As we made our way to the airport that afternoon, I glanced down to check our time and beheld The Watch. It was at that moment that I realized this wasn’t over. I’ll get back to my Zen running soon, but maybe first I’ll take one more shot at that Boston 3:30.

4 comments:

Anonymous said...

You are such a studly rockstar, Julie! Thanks for the great guest blog, come on back any time now, ya heah?

jcorey4 said...

Thanks for showcasing my little piece, Me and You and Ellie! I feel very very special. I originally wrote that piece for our local track club newsletter. When submitted, it was at I think 1600 words. The editor thanked me, but said I needed to get it down to 800 words, sil vous ples. I struggled with the whittling process. Ellie helped me, and we finally got it just right. When it was printed, however, it had lost much in the newsletter's editorial process. It was butchered, really, and I was sad :(. But now that my little blogger friends so graciously invitied me to use it as a guest blogger piece, and it's been printed as edited by me (and Ellie), I am happy again :).
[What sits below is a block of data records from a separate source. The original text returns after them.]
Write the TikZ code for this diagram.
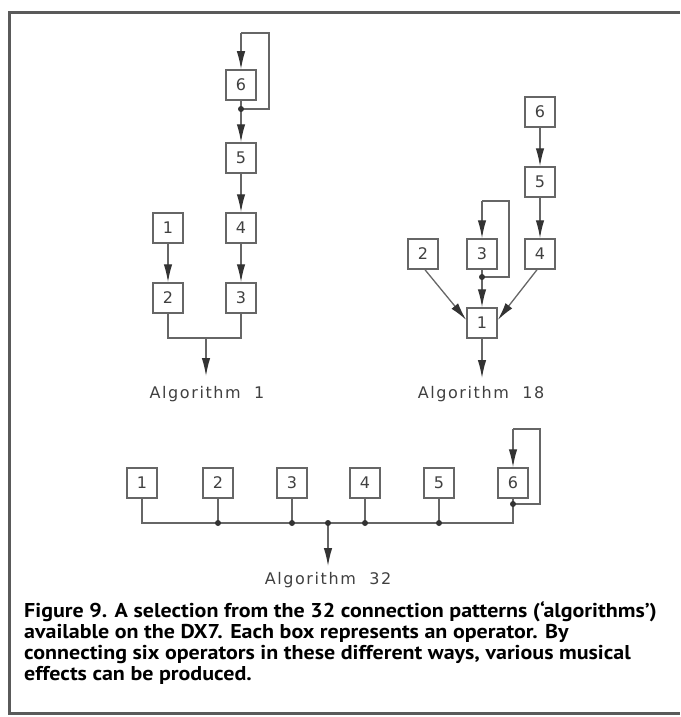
\documentclass[tikz,border=0pt]{standalone}
\usepackage{fontspec}
\usetikzlibrary{arrows.meta}
\newfontfamily\plotfont[LetterSpace=10]{DejaVu Sans}
\newfontfamily\capfont{PT Sans}
\definecolor{lin}{HTML}{666666}
\definecolor{txt}{HTML}{404040}
\definecolor{ahd}{HTML}{333333}
\definecolor{frm}{HTML}{5A5A5A}
\tikzset{
  opbox/.style={draw=lin, line width=1.5pt, minimum width=30pt, minimum height=30pt, inner sep=0pt, font=\plotfont\fontsize{16}{16}\selectfont, text=txt},
  wire/.style={draw=lin, line width=1.3pt},
  arr/.style={wire, -{Latex[length=18pt,width=8.5pt,color=ahd]}},
  dot/.style={circle, fill=ahd, inner sep=0pt, minimum size=6pt},
  alglabel/.style={font=\plotfont\fontsize{16}{16}\selectfont, text=txt, inner sep=0pt},
  frame/.style={draw=frm, line width=3pt},
}
\begin{document}
\begin{tikzpicture}[x=1pt,y=-1pt]
\useasboundingbox (0,0) rectangle (680,717);
% frame
\draw[frame] (680,13) -- (9,13) -- (9,713) -- (680,713);

% ---------- Algorithm 1 ----------
\node[opbox] (a1six) at (241,85) {6};
\node[opbox] (a1five) at (241,158) {5};
\node[opbox] (a1four) at (241,228) {4};
\node[opbox] (a1three) at (241,298) {3};
\node[opbox] (a1one) at (168,228) {1};
\node[opbox] (a1two) at (168,298) {2};
\coordinate (a1fb) at (241,109);
\coordinate (a1fbr) at (269,109);
\coordinate (a1fbt) at (269,33);
\coordinate (a1fbl) at (241,33);
\draw[wire] (a1fb) -- (a1fbr) -- (a1fbt) -- (a1fbl);
\draw[arr] (a1fbl) -- (a1six.north);
\draw[arr] (a1six.south) -- (a1five.north);
\node[dot] at (a1fb) {};
\draw[arr] (a1five.south) -- (a1four.north);
\draw[arr] (a1four.south) -- (a1three.north);
\draw[arr] (a1one.south) -- (a1two.north);
\coordinate (a1bl) at (168,338);
\coordinate (a1br) at (241,338);
\coordinate (a1bm) at (206,338);
\coordinate (a1out) at (206,376);
\draw[wire] (a1two.south) -- (a1bl) -- (a1br) -- (a1three.south);
\draw[arr] (a1bm) -- (a1out);
\node[alglabel] (a1lab) at (207,394) {Algorithm\ \ 1};

% ---------- Algorithm 18 ----------
\node[opbox] (b6) at (540,112) {6};
\node[opbox] (b5) at (540,182) {5};
\node[opbox] (b4) at (540,254) {4};
\node[opbox] (b3) at (482,254) {3};
\node[opbox] (b2) at (423,254) {2};
\node[opbox] (b1) at (482,323) {1};
\draw[arr] (b6.south) -- (b5.north);
\draw[arr] (b5.south) -- (b4.north);
\coordinate (bfb) at (482,277);
\coordinate (bfbr) at (509,277);
\coordinate (bfbt) at (509,201);
\coordinate (bfbl) at (482,201);
\draw[wire] (bfb) -- (bfbr) -- (bfbt) -- (bfbl);
\draw[arr] (bfbl) -- (b3.north);
\draw[arr] (b3.south) -- (b1.north);
\node[dot] at (bfb) {};
\draw[arr] ([xshift=2pt]b2.south) -- ([yshift=3pt]b1.west);
\draw[arr] ([xshift=-3pt]b4.south) -- ([yshift=3pt]b1.east);
\coordinate (bout) at (482,378);
\draw[arr] (b1.south) -- (bout);
\node[alglabel] (blab) at (481,394) {Algorithm\ \ 18};

% ---------- Algorithm 32 ----------
\node[opbox] (c1) at (142,483) {1};
\node[opbox] (c2) at (218,483) {2};
\node[opbox] (c3) at (292,483) {3};
\node[opbox] (c4) at (365,483) {4};
\node[opbox] (c5) at (439,483) {5};
\node[opbox] (c6) at (513,483) {6};
\coordinate (cbl) at (142,523);
\coordinate (cbr) at (513,523);
\coordinate (cj2) at (218,523);
\coordinate (cj3) at (292,523);
\coordinate (cj4) at (365,523);
\coordinate (cj5) at (439,523);
\coordinate (cjm) at (328,523);
\coordinate (cout) at (328,566);
\coordinate (cfb) at (513,504);
\coordinate (cfbr) at (540,504);
\coordinate (cfbt) at (540,429);
\coordinate (cfbl) at (513,429);
\draw[wire] (c1.south) -- (cbl) -- (cbr) -- (c6.south);
\draw[wire] (c2.south) -- (cj2);
\draw[wire] (c3.south) -- (cj3);
\draw[wire] (c4.south) -- (cj4);
\draw[wire] (c5.south) -- (cj5);
\draw[wire] (cfb) -- (cfbr) -- (cfbt) -- (cfbl);
\draw[arr] (cfbl) -- (c6.north);
\draw[arr] (cjm) -- (cout);
\foreach \p in {cj2,cj3,cj4,cj5,cjm,cfb} \node[dot] at (\p) {};
\node[alglabel] (clab) at (328,580) {Algorithm\ \ 32};

% ---------- caption ----------
\node[anchor=north west, align=left, inner sep=0pt, xscale=1.1, transform shape, font=\capfont\bfseries\fontsize{20}{21}\selectfont] (cap) at (24,601)
{Figure 9. A selection from the 32 connection patterns (‘algorithms’)\\
available on the DX7. Each box represents an operator. By\\
connecting six operators in these different ways, various musical\\
effects can be produced.};
\end{tikzpicture}
\end{document}
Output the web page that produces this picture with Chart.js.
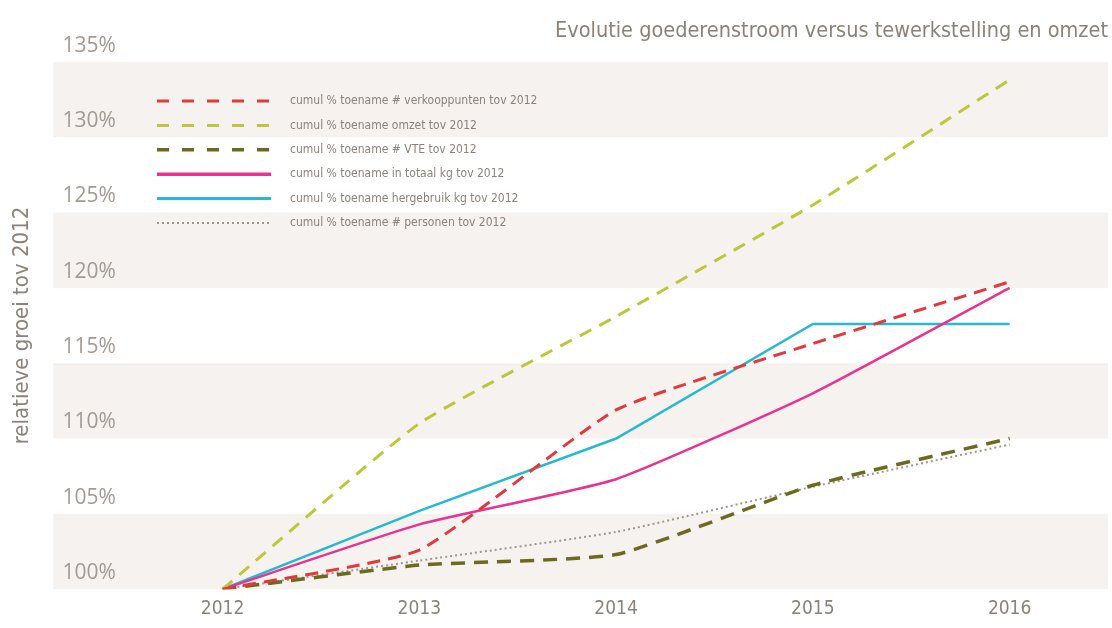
<!DOCTYPE html>
<html>
<head>
<meta charset="utf-8">
<script src="https://cdn.jsdelivr.net/npm/chart.js@4/dist/chart.umd.min.js"></script>
<style>
  body { margin: 0; background: #fff; }
  #wrap { width: 1112px; height: 628px; }
</style>
</head>
<body>
<div id="wrap"><canvas id="myChart"></canvas></div>
<script>
// data
const years = [2012, 2013, 2014, 2015, 2016];
const verkooppunten = [100, 102.6, 111.9, 116.3, 120.4];
const omzet = [100, 111.0, 118.1, 125.5, 133.8];
const vte = [100, 101.6, 102.3, 106.9, 110.0];
const totaalKg = [100, 104.3, 107.3, 113.0, 120.0];
const hergebruikKg = [100, 105.2, 110.0, 117.6, 117.6];
const personen = [100, 101.9, 103.8, 106.8, 109.6];
const yTicks = [100, 105, 110, 115, 120, 125, 130, 135];

const textColor = '#8c8279';
const narrow = "'Liberation Sans Narrow', 'DejaVu Sans Condensed', sans-serif";

const toPoints = arr => arr.map((v, i) => ({ x: years[i], y: v }));

// grey bands, drawn first so the tick labels stay on top
const bandsPlugin = {
  id: 'bands',
  beforeDraw(chart) {
    const { ctx, chartArea, scales } = chart;
    ctx.save();
    ctx.fillStyle = '#f5f2f0';
    for (let i = 0; i < yTicks.length - 1; i += 2) {
      const top = scales.y.getPixelForValue(yTicks[i + 1]);
      const bottom = scales.y.getPixelForValue(yTicks[i]);
      ctx.fillRect(chartArea.left, top, chartArea.right - chartArea.left, bottom - top);
    }
    ctx.restore();
  }
};

// legend drawn inside the plot, like the original
const legendPlugin = {
  id: 'insideLegend',
  afterDatasetsDraw(chart) {
    const ctx = chart.ctx;
    ctx.save();
    ctx.font = '12px ' + narrow;
    ctx.textBaseline = 'middle';
    chart.data.datasets.forEach((ds, i) => {
      const y = 101 + i * 24.4;
      ctx.strokeStyle = ds.borderColor;
      ctx.lineWidth = ds.legendWidth;
      ctx.setLineDash(ds.legendDash || []);
      ctx.beginPath();
      ctx.moveTo(157, y);
      ctx.lineTo(271, y);
      ctx.stroke();
      ctx.fillStyle = textColor;
      ctx.fillText(ds.label, 290, y);
    });
    ctx.restore();
  }
};

let ctx = document.getElementById('myChart').getContext('2d');
let myChart = new Chart(ctx, {
  type: 'line',
  data: {
    datasets: [
      {
        label: 'cumul % toename # verkooppunten tov 2012',
        data: toPoints(verkooppunten),
        borderColor: '#e0393e',
        borderWidth: 3,
        borderDash: [13, 8],
        legendWidth: 3,
        legendDash: [12, 13],
      },
      {
        label: 'cumul % toename omzet tov 2012',
        data: toPoints(omzet),
        borderColor: '#bcc83a',
        borderWidth: 3,
        borderDash: [13, 9],
        legendWidth: 3,
        legendDash: [12, 13],
      },
      {
        label: 'cumul % toename # VTE tov 2012',
        data: toPoints(vte),
        borderColor: '#6b6a1e',
        borderWidth: 3.5,
        borderDash: [14, 9],
        legendWidth: 3.5,
        legendDash: [12, 13],
      },
      {
        label: 'cumul % toename in totaal kg tov 2012',
        data: toPoints(totaalKg),
        borderColor: '#e8338f',
        borderWidth: 2.5,
        legendWidth: 3.5,
      },
      {
        label: 'cumul % toename hergebruik kg tov 2012',
        data: toPoints(hergebruikKg),
        borderColor: '#29b9cf',
        borderWidth: 2.5,
        legendWidth: 3,
        tension: 0,
      },
      {
        label: 'cumul % toename # personen tov 2012',
        data: toPoints(personen),
        borderColor: '#9d968e',
        borderWidth: 2,
        borderDash: [2, 3],
        legendWidth: 2,
        legendDash: [2, 3],
      },
    ],
  },
  options: {
    responsive: true,
    maintainAspectRatio: false,
    animation: false,
    elements: {
      point: { radius: 0, hoverRadius: 0 },
      line: { tension: 0.15, borderCapStyle: 'butt' },
    },
    layout: { padding: { left: 2, right: 4, top: 0, bottom: 0 } },
    plugins: {
      legend: { display: false },
      tooltip: { enabled: false },
      title: {
        display: true,
        text: 'Evolutie goederenstroom versus tewerkstelling en omzet',
        align: 'end',
        color: textColor,
        font: { family: narrow, size: 21.5, weight: 'normal' },
        padding: { top: 19, bottom: 17 },
      },
    },
    scales: {
      x: {
        type: 'linear',
        min: 2011.14,
        max: 2016.5,
        grid: { display: false, drawTicks: false },
        border: { display: false },
        afterBuildTicks: scale => {
          scale.ticks = years.map(v => ({ value: v }));
        },
        ticks: {
          color: textColor,
          padding: 8,
          autoSkip: false,
          font: { family: narrow, size: 19 },
          callback: v => String(v),
        },
      },
      y: {
        min: 100,
        max: 135,
        grid: { display: false, drawTicks: false },
        border: { display: false },
        afterBuildTicks: scale => {
          scale.ticks = yTicks.map(v => ({ value: v }));
        },
        ticks: {
          mirror: true,
          autoSkip: false,
          padding: 9,
          labelOffset: -16,
          color: '#a39b93',
          font: { family: "'Open Sans', sans-serif", size: 21 },
          callback: v => v + '%',
        },
        title: {
          display: true,
          text: 'relatieve groei tov 2012',
          color: textColor,
          font: { family: narrow, size: 22 },
          padding: { top: 7, bottom: 0 },
        },
      },
    },
  },
  plugins: [bandsPlugin, legendPlugin],
});
</script>
</body>
</html>
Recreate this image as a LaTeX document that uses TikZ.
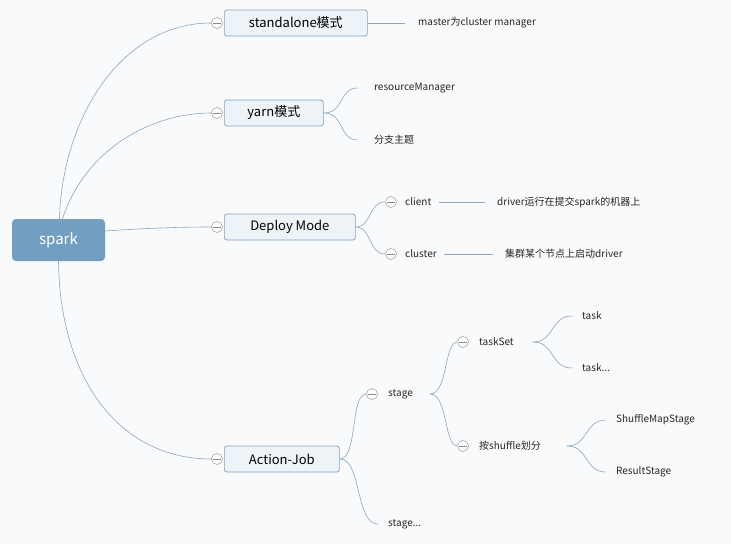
\documentclass[tikz,border=0pt]{standalone}
\usepackage{fontspec}
\setmainfont{Noto Sans CJK SC}
\definecolor{lk}{HTML}{8AA8C0}
\definecolor{rootc}{HTML}{729FC1}
\definecolor{bd}{HTML}{7FA3C2}
\definecolor{boxc}{HTML}{EEF3F8}
\definecolor{bgc}{HTML}{F8FAFC}
\begin{document}
\begin{tikzpicture}[x=1pt,y=-1pt,
  conn/.style={draw=lk,line width=0.6pt},
  root/.style={rounded corners=4pt,fill=rootc,text=white,minimum width=93pt,minimum height=42pt,font=\fontsize{15}{17}\selectfont,inner sep=0pt},
  lv1/.style={rounded corners=2.5pt,draw=bd,fill=boxc,line width=0.7pt,minimum height=26pt,font=\fontsize{13}{15}\selectfont,inner sep=0pt,anchor=west},
  lf/.style={anchor=west,font=\fontsize{10}{12}\selectfont,inner sep=1pt,text=black!85},
  col/.style={circle,draw=gray!80,fill=white,minimum size=11pt,inner sep=0pt,line width=0.5pt,
    path picture={\draw[gray!90,line width=0.5pt] ([xshift=-3.8pt]path picture bounding box.center)--([xshift=3.8pt]path picture bounding box.center);}}]
\fill[bgc] (0,0) rectangle (731,544);
\useasboundingbox (0,0) rectangle (731,544);
% root
\node[root] (spark) at (58.5,240) {spark};
% level1
\node[lv1,minimum width=143pt] (sa) at (224,23) {standalone模式};
\node[lv1,minimum width=99pt] (yarn) at (224,113) {yarn模式};
\node[lv1,minimum width=131pt] (dm) at (224,227) {Deploy Mode};
\node[lv1,minimum width=115pt] (aj) at (224,459) {Action-Job};
\node[col] (csa) at (217,23) {};
\node[col] (cyarn) at (217,113) {};
\node[col] (cdm) at (217,227) {};
\node[col] (caj) at (217,459) {};
\draw[conn] (spark.north) ++(1,0) coordinate (s1) (s1) .. controls (62,120) and (120,23) .. (csa.west);
\draw[conn] (spark.north) ++(4,0) coordinate (s2) (s2) .. controls (85,150) and (150,113) .. (cyarn.west);
\draw[conn] (spark.east) ++(0,-9) coordinate (s3) (s3) .. controls (150,228) and (180,227) .. (cdm.west);
\draw[conn] (spark.south) coordinate (s4) (s4) .. controls (60,380) and (120,459) .. (caj.west);
% standalone
\node[lf] (ma) at (417,23) {master为cluster manager};
\coordinate (ma0) at (405,23);
\draw[conn] (sa.east) -- (ma0);
% yarn
\node[lf] (rm) at (373,88) {resourceManager};
\node[lf] (fz) at (373,140) {分支主题};
\coordinate (rm0) at (358,88);
\coordinate (fz0) at (358,140);
\draw[conn] (yarn.east) .. controls (345,113) and (338,88) .. (rm0);
\draw[conn] (yarn.east) .. controls (345,113) and (338,140) .. (fz0);
% deploy
\node[col] (ccl) at (391,202) {};
\node[col] (ccu) at (391,254) {};
\node[lf] (cl) at (404,202) {client};
\node[lf] (cu) at (404,254) {cluster};
\draw[conn] (dm.east) .. controls (372,227) and (368,202) .. (ccl.west);
\draw[conn] (dm.east) .. controls (372,227) and (368,254) .. (ccu.west);
\node[lf] (dr) at (496,202) {driver运行在提交spark的机器上};
\node[lf] (jq) at (504,254) {集群某个节点上启动driver};
\coordinate (dr0) at (485,202);
\coordinate (jq0) at (493,254);
\draw[conn] (cl.east) ++(6,0) coordinate (cl1) (cl1) -- (dr0);
\draw[conn] (cu.east) ++(6,0) coordinate (cu1) (cu1) -- (jq0);
% action job
\node[col] (cst) at (372,394) {};
\node[lf] (st) at (387,394) {stage};
\node[lf] (st2) at (387,524) {stage...};
\coordinate (st20) at (378,524);
\draw[conn] (aj.east) .. controls (358,459) and (350,394) .. (cst.west);
\draw[conn] (aj.east) .. controls (362,459) and (355,524) .. (st20);
\node[col] (cts) at (463,342) {};
\node[col] (csh) at (463,446) {};
\node[lf] (ts) at (478,342) {taskSet};
\node[lf] (sh) at (478,446) {按shuffle划分};
\coordinate (st1) at (430,394);
\draw[conn] (st1) .. controls (448,394) and (444,342) .. (cts.west);
\draw[conn] (st1) .. controls (448,394) and (444,446) .. (csh.west);
\node[lf] (t1) at (581,316) {task};
\node[lf] (t2) at (581,368) {task...};
\coordinate (t10) at (572,316);
\coordinate (t20) at (572,368);
\coordinate (ts1) at (533,342);
\draw[conn] (ts1) .. controls (555,342) and (550,316) .. (t10);
\draw[conn] (ts1) .. controls (555,342) and (550,368) .. (t20);
\node[lf] (sm) at (615,420) {ShuffleMapStage};
\node[lf] (rs) at (615,472) {ResultStage};
\coordinate (sm0) at (606,420);
\coordinate (rs0) at (606,472);
\coordinate (sh1) at (567,446);
\draw[conn] (sh1) .. controls (589,446) and (584,420) .. (sm0);
\draw[conn] (sh1) .. controls (589,446) and (584,472) .. (rs0);
\end{tikzpicture}
\end{document}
I should note that one of the things I had to slash from the original for the sake of sheer word volume reduction was the whole excellent family element of the Boston experience. My children came with us on this trip, and my parents and sister Jane all were part of the weekend, in addition to multitudes of cousins, aunts, uncles and friends. That was an important and wonderful factor, but it hit the cutting room floor because the publication was looking for a marathon story more than a personal story.
Anyways, thanks guys. xo Julie

JS said...

Anyone who can complete a marathon has my unbridled admiration and my unvarnished envy. I also consider such people to be irrational nutcases who thrive on pain, but that's another story. Nicely done, Julie.

Anonymous said...

I agree with john all accounts.

I loved the blog entry, Julie. Thanks for being a guest blogger. Mistah Schleckah has a hard act to follow!